### DIRECTIONS FOR THIS TASK
In the entries below, which lines run from the one containing "What React, TypeScript" to the one containing "const yMinorStep = 10;"? Copy exactly those lines, ends included, and no others.

### RECORDS PROVIDED
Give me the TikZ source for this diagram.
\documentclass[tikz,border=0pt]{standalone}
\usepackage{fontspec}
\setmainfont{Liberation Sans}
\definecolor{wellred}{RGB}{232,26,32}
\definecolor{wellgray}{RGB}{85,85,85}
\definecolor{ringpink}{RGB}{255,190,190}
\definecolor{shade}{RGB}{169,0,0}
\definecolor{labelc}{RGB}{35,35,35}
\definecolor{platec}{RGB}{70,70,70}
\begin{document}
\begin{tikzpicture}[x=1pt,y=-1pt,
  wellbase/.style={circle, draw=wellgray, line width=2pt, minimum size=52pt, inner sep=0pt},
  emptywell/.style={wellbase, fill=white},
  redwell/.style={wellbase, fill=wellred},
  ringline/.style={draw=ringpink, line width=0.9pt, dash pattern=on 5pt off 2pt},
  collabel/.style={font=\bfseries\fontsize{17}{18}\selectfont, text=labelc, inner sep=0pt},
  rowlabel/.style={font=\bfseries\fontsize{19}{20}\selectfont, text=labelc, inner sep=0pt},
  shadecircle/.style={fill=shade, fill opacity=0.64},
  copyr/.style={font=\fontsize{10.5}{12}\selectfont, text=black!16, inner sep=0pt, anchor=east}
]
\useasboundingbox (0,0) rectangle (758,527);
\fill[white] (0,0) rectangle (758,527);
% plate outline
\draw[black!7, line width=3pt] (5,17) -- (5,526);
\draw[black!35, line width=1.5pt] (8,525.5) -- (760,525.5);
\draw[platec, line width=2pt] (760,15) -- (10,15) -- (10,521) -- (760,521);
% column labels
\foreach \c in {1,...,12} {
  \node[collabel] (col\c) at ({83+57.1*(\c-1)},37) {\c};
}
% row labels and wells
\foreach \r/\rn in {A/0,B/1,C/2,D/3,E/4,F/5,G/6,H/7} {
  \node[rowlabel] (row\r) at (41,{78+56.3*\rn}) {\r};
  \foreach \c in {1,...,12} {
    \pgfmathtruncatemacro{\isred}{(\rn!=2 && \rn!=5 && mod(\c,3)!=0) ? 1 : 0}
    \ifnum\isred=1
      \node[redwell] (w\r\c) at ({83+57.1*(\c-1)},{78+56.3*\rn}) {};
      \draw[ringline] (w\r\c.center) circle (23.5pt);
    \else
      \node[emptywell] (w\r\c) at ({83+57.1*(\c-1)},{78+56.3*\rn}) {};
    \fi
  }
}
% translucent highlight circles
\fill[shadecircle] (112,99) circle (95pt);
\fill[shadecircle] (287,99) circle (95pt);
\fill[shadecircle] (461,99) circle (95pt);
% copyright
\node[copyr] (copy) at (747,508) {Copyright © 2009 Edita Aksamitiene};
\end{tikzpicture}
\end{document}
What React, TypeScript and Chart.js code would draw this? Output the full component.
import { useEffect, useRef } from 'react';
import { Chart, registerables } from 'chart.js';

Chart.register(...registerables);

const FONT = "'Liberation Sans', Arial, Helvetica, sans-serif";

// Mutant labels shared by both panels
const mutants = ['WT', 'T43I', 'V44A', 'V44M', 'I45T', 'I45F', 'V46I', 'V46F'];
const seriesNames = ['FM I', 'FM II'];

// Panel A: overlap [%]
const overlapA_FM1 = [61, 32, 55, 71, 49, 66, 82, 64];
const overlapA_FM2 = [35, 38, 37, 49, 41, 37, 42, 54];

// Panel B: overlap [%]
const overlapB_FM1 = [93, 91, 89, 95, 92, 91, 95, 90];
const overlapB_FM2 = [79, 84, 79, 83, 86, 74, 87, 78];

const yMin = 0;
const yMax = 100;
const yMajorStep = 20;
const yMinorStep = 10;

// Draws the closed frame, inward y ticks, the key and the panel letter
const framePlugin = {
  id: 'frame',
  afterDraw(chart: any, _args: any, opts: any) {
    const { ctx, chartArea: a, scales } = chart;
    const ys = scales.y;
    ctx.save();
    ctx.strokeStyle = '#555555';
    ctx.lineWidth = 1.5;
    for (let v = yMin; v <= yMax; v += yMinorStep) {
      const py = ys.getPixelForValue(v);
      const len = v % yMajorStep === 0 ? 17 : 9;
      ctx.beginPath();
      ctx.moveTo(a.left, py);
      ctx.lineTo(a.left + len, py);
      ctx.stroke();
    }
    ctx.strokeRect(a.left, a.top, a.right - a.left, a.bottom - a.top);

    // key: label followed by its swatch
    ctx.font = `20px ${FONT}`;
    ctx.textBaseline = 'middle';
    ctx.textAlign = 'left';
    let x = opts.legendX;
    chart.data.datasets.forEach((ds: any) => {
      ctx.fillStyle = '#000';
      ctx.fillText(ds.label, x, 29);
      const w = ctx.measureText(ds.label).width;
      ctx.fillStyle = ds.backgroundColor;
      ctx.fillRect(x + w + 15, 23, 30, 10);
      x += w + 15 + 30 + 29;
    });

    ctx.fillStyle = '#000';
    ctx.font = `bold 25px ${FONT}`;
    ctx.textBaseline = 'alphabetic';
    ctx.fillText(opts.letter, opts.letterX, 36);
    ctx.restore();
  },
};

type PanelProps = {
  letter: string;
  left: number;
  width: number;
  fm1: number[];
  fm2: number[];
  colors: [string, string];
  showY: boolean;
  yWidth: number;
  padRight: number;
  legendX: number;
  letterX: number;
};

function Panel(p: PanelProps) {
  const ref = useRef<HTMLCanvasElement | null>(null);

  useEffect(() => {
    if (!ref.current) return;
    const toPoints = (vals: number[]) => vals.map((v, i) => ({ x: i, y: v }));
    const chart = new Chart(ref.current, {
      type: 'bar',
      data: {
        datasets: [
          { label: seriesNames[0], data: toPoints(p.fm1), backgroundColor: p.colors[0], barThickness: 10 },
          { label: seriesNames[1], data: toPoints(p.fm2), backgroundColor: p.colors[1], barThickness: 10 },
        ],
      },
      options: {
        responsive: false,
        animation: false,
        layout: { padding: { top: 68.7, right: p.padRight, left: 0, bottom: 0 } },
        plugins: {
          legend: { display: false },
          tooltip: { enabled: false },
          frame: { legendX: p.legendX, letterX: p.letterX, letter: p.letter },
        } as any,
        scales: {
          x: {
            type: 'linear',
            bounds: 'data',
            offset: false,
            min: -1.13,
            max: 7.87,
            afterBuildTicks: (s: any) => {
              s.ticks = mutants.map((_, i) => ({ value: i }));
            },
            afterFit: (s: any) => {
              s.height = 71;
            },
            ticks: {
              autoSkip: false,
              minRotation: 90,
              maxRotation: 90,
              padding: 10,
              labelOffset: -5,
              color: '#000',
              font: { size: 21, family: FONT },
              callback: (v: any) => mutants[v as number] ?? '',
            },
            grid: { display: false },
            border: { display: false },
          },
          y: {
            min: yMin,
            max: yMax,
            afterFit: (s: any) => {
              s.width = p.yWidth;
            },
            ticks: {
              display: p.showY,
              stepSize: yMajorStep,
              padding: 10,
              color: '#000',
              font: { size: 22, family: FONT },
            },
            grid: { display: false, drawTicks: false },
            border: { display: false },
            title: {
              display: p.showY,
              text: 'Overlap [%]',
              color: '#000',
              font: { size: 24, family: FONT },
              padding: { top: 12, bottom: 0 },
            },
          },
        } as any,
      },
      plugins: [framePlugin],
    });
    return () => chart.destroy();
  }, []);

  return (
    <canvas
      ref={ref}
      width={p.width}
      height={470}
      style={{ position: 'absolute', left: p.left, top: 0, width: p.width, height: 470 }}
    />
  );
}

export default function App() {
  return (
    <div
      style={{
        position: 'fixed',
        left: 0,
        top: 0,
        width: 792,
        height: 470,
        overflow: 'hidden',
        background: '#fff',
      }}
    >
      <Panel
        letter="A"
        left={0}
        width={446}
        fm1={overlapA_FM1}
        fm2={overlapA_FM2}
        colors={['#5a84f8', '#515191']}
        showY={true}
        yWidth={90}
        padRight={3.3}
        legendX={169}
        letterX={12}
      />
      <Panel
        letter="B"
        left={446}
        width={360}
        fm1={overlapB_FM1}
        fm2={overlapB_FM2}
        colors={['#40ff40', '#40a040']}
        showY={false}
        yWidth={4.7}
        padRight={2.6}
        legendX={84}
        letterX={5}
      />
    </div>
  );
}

### THE RESPONSE
What React, TypeScript and Chart.js code would draw this? Output the full component.
import { useEffect, useRef } from 'react';
import { Chart, registerables } from 'chart.js';

Chart.register(...registerables);

const FONT = "'Liberation Sans', Arial, Helvetica, sans-serif";

// Mutant labels shared by both panels
const mutants = ['WT', 'T43I', 'V44A', 'V44M', 'I45T', 'I45F', 'V46I', 'V46F'];
const seriesNames = ['FM I', 'FM II'];

// Panel A: overlap [%]
const overlapA_FM1 = [61, 32, 55, 71, 49, 66, 82, 64];
const overlapA_FM2 = [35, 38, 37, 49, 41, 37, 42, 54];

// Panel B: overlap [%]
const overlapB_FM1 = [93, 91, 89, 95, 92, 91, 95, 90];
const overlapB_FM2 = [79, 84, 79, 83, 86, 74, 87, 78];

const yMin = 0;
const yMax = 100;
const yMajorStep = 20;
const yMinorStep = 10;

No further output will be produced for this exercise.